Similarly, we can define cross-correlation function (CCF). For simplicity, assume the vector time series \((X_t, Y_t)\) is jointly stationary. The CCF is \[ \rho_k(X,Y) \overset{\text{def}}{=} \operatorname{corr}(X_t, Y_{t-k}) = \frac{\gamma_k(X,Y)}{\sqrt{\gamma_0(X) \cdot \gamma_0(Y)}}. \] Example. Consider \((X_t,Y_t)\), where \(X_t \sim \operatorname{iid}(0,\sigma_x^2)\), and \[ Y_t = \beta_0 + \beta_1 X_{t-d} + e_t, \quad e_t \sim \operatorname{iid}(0, \sigma_e^2), \] and \((X_t),(e_t)\) are independent. For this vector time series \((X_t,Y_t)\), we can show that the CCF is \[ \begin{cases} \rho_{-d}(X,Y) = \operatorname{corr}(X_t, Y_{t+d}) = \frac{\beta_1 \sigma_x}{\sqrt{\beta_1^2 \sigma_x^2 + \sigma_e^2}} \\ \rho_k(X,Y) = 0,\quad \text{if } k\ne -d . \end{cases} \] Exercise: verify this CCF.

2.1 Bartlett’s theorem on sample CCF

Given the observed samples from a vector time series \((X_t,Y_t)\), we can also obtain sample CCF \(r_m(X,Y)\). (Similar to the way we constructed sample ACF.)

We also have another version of Bartlett’s theorem for sample CCF: when sample size \(n\) is large, the sampling distribution of the sample CCF \(r_m(X,Y)\) is approximately \[ r_m(X,Y) \sim \mathcal{N} \left(\rho_m(X,Y),\ \frac{1}{n} \left( 1 + 2 \sum_{k=1}^\infty \rho_k(X)\, \rho_k(Y) \right) \right). \] This may lead to “spurious correlation”: even the theoretical CCF \(\rho_m(X,Y)\) is small (or zero), the sample CCF \(r_m(X,Y)\) may still be “large” which seemingly implies correlation at lag \(m\). Note: here “large” is in the sense of comparing to the standard “\(\frac{2}{\sqrt{n}}\) rule” used in the software.

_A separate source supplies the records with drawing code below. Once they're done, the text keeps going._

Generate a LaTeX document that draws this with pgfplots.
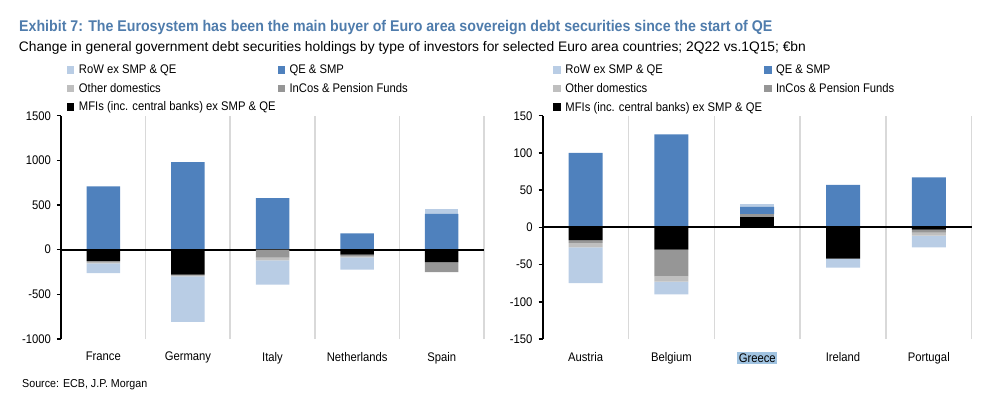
\documentclass[border=0pt]{standalone}
\usepackage{pgfplots}
\pgfplotsset{compat=1.18}
\usepackage{pgfplotstable}
\usepackage{fontspec}
\setmainfont{Liberation Sans}[FakeStretch=0.9]
\newfontfamily\titlefam{Liberation Sans}[FakeStretch=0.915]
\newfontfamily\subfam{Liberation Sans}
\newfontfamily\srcfam{Liberation Sans}[FakeStretch=0.93]
\definecolor{qec}{RGB}{79,129,189}
\definecolor{rowc}{RGB}{185,205,229}
\definecolor{othc}{RGB}{191,191,191}
\definecolor{incc}{RGB}{150,150,150}
\definecolor{mfic}{RGB}{0,0,0}
\definecolor{sepgray}{RGB}{217,217,217}
\definecolor{titleblue}{RGB}{79,124,172}
\definecolor{hl}{RGB}{160,195,225}
\newcommand\ticksize{\fontsize{12.5bp}{15bp}\selectfont}
\setlength{\fboxsep}{1.5bp}

% Left panel: positive and negative parts (series: MFIs, InCos, Other domestics, QE & SMP, RoW)
\pgfplotstableread{
x mfi inc oth qe row
0 0 0 0 710 0
1 0 0 0 980 0
2 0 0 0 578 0
3 0 0 0 183 0
4 0 0 0 400 60
}\leftpos
\pgfplotstableread{
x mfi inc oth qe row
0 -125 -15 -12 0 -110
1 -280 -10 -8 0 -510
2 0 -90 -30 0 -270
3 -55 -18 -12 0 -138
4 -138 -112 0 0 0
}\leftneg
% Right panel
\pgfplotstableread{
x mfi inc oth qe row
0 0 0 0 100 0
1 0 0 0 125 0
2 14 3.5 0 10 4.5
3 0 0 2 55 0
4 0 0 0 67 0
}\rightpos
\pgfplotstableread{
x mfi inc oth qe row
0 -17 -4 -6 0 -48
1 -30 -36 -7 0 -17
2 0 0 0 0 0
3 -42 0 0 0 -12
4 -3 -4 -4 0 -16
}\rightneg

\pgfplotsset{
  jpm/.style={
    scale only axis, height=223.3bp,
    ybar stacked,
    xmin=-0.5, xmax=4.5,
    xtick={0,...,4},
    minor xtick={0.5,1.5,2.5,3.5,4.5},
    xminorgrids=true,
    minor x grid style={sepgray, line width=1.5bp},
    minor x tick style={draw=none},
    major x tick style={draw=none},
    axis line style={draw=none},
    ytick pos=left, tick align=outside,
    major y tick style={black, line width=1.5bp},
    major tick length=4bp,
    yticklabel style={font=\ticksize, inner sep=0pt, xshift=-6bp},
    xticklabel style={font=\ticksize, inner sep=0pt, yshift=-9bp},
    /pgf/number format/assume math mode=true,
    /pgf/number format/1000 sep={},
    clip=false,
    legend columns=2,
    legend cell align=left,
    legend style={draw=none, fill=none, font=\ticksize, anchor=north west,
      inner sep=0pt, row sep=4bp,
      /tikz/every odd column/.append style={column sep=2.5bp}},
    legend image code/.code={\fill[##1, draw=none] (0bp,-3.5bp) rectangle (7.5bp,4bp);},
  },
  jpmhidden/.style={
    scale only axis, height=223.3bp, ybar stacked,
    xmin=-0.5, xmax=4.5, hide axis, clip=false,
  },
}

\begin{document}
\begin{tikzpicture}
\useasboundingbox (0bp,-409bp) rectangle (990bp,0bp);

% ---------------- Left panel ----------------
\begin{axis}[jpm, at={(61bp,-339bp)}, anchor=south west, width=423bp,
  ymin=-1000, ymax=1500, ytick={-1000,-500,0,500,1000,1500},
  bar width=33.5bp,
  xticklabels={France,Germany,Italy,Netherlands,Spain},
  legend style={at={(rel axis cs:0.0135,1.236)}}]
\addlegendimage{fill=rowc}\addlegendentry{RoW ex SMP \& QE}
\addlegendimage{fill=qec}\addlegendentry{QE \& SMP}
\addlegendimage{fill=othc}\addlegendentry{Other domestics}
\addlegendimage{fill=incc}\addlegendentry{InCos \& Pension Funds}
\addlegendimage{fill=mfic}\addlegendentry{MFIs (inc. central banks) ex SMP \& QE}
\addplot[fill=mfic, draw=none] table[x=x, y=mfi] {\leftpos};
\addplot[fill=incc, draw=none] table[x=x, y=inc] {\leftpos};
\addplot[fill=othc, draw=none] table[x=x, y=oth] {\leftpos};
\addplot[fill=qec, draw=none] table[x=x, y=qe] {\leftpos};
\addplot[fill=rowc, draw=none] table[x=x, y=row] {\leftpos};
\end{axis}
\begin{axis}[jpmhidden, at={(61bp,-339bp)}, anchor=south west, width=423bp,
  ymin=-1000, ymax=1500, bar width=33.5bp]
\addplot[fill=mfic, draw=none] table[x=x, y=mfi] {\leftneg};
\addplot[fill=incc, draw=none] table[x=x, y=inc] {\leftneg};
\addplot[fill=othc, draw=none] table[x=x, y=oth] {\leftneg};
\addplot[fill=qec, draw=none] table[x=x, y=qe] {\leftneg};
\addplot[fill=rowc, draw=none] table[x=x, y=row] {\leftneg};
\draw[black, line width=2.2bp] (axis cs:-0.5,0) -- (axis cs:4.5,0);
\draw[black, line width=2.2bp] (rel axis cs:0,0) -- (rel axis cs:0,1);
\end{axis}

% ---------------- Right panel ----------------
\begin{axis}[jpm, at={(542.7bp,-339bp)}, anchor=south west, width=429bp,
  ymin=-150, ymax=150, ytick={-150,-100,-50,0,50,100,150},
  bar width=34bp,
  xticklabels={Austria,Belgium,{\colorbox{hl}{Greece}},Ireland,Portugal},
  legend style={at={(rel axis cs:0.0245,1.236)}}]
\addlegendimage{fill=rowc}\addlegendentry{RoW ex SMP \& QE}
\addlegendimage{fill=qec}\addlegendentry{QE \& SMP}
\addlegendimage{fill=othc}\addlegendentry{Other domestics}
\addlegendimage{fill=incc}\addlegendentry{InCos \& Pension Funds}
\addlegendimage{fill=mfic}\addlegendentry{MFIs (inc. central banks) ex SMP \& QE}
\addplot[fill=mfic, draw=none] table[x=x, y=mfi] {\rightpos};
\addplot[fill=incc, draw=none] table[x=x, y=inc] {\rightpos};
\addplot[fill=othc, draw=none] table[x=x, y=oth] {\rightpos};
\addplot[fill=qec, draw=none] table[x=x, y=qe] {\rightpos};
\addplot[fill=rowc, draw=none] table[x=x, y=row] {\rightpos};
\end{axis}
\begin{axis}[jpmhidden, at={(542.7bp,-339bp)}, anchor=south west, width=429bp,
  ymin=-150, ymax=150, bar width=34bp]
\addplot[fill=mfic, draw=none] table[x=x, y=mfi] {\rightneg};
\addplot[fill=incc, draw=none] table[x=x, y=inc] {\rightneg};
\addplot[fill=othc, draw=none] table[x=x, y=oth] {\rightneg};
\addplot[fill=qec, draw=none] table[x=x, y=qe] {\rightneg};
\addplot[fill=rowc, draw=none] table[x=x, y=row] {\rightneg};
\draw[black, line width=2.2bp] (axis cs:-0.5,0) -- (axis cs:4.5,0);
\draw[black, line width=2.2bp] (rel axis cs:0,0) -- (rel axis cs:0,1);
\end{axis}

% ---------------- Titles ----------------
\node[anchor=base west, inner sep=0pt, text=titleblue,
  font=\titlefam\bfseries\fontsize{15.5bp}{18bp}\selectfont] at (19bp,-31.7bp)
  {Exhibit 7: The Eurosystem has been the main buyer of Euro area sovereign debt securities since the start of QE};
\node[anchor=base west, inner sep=0pt, font=\subfam\fontsize{13.8bp}{16bp}\selectfont] at (18.7bp,-51.7bp)
  {Change in general government debt securities holdings by type of investors for selected Euro area countries; 2Q22 vs.1Q15; €bn};
\node[anchor=base west, inner sep=0pt, font=\srcfam\fontsize{11.5bp}{13bp}\selectfont] at (22bp,-387bp)
  {Source: ECB, J.P. Morgan};
\end{tikzpicture}
\end{document}
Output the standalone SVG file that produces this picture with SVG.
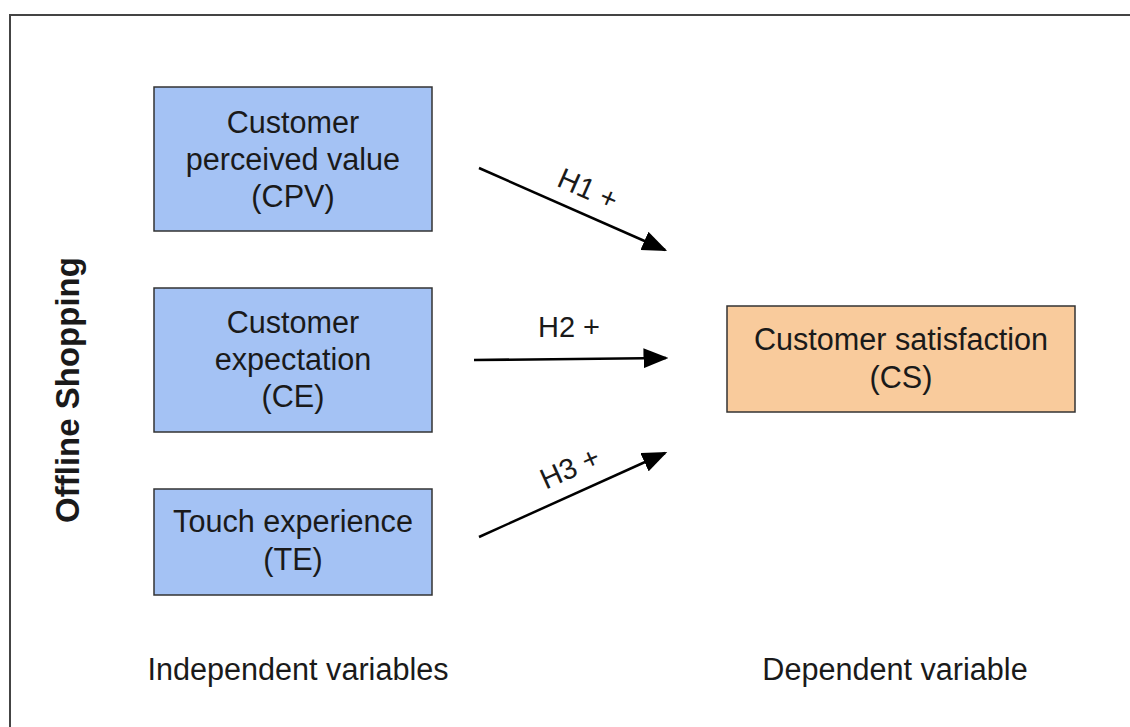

Example. Suppose \(X_t\sim \operatorname{AR}(1)\), \(Y_t\sim \operatorname{AR}(1)\), and \((X_t),(Y_t)\) are independent. So the theoretical CCF \(\rho_m(X,Y)=0\) for any \(m\), and the variance term in Bartlett theorem above is \[ \operatorname{Var}(r_m(X,Y)) = \frac{1}{n} \left( 1 + 2 \sum_{k=1}^\infty \phi_X^k \phi_Y^k \right) = \frac{1}{n} \left( \frac{1+ \phi_X \phi_Y}{1- \phi_X \phi_Y} \right). \] For example, if \(\phi_X = \phi_Y= \frac{1}{2}\), then \(\operatorname{Var}(r_m(X,Y)) \approx \frac{1.67}{n}\). So the sampling distribution has larger variance than the standard \(\frac{1}{n}\), which makes the standard “\(\frac{2}{\sqrt{n}}\) rule” not reliable here.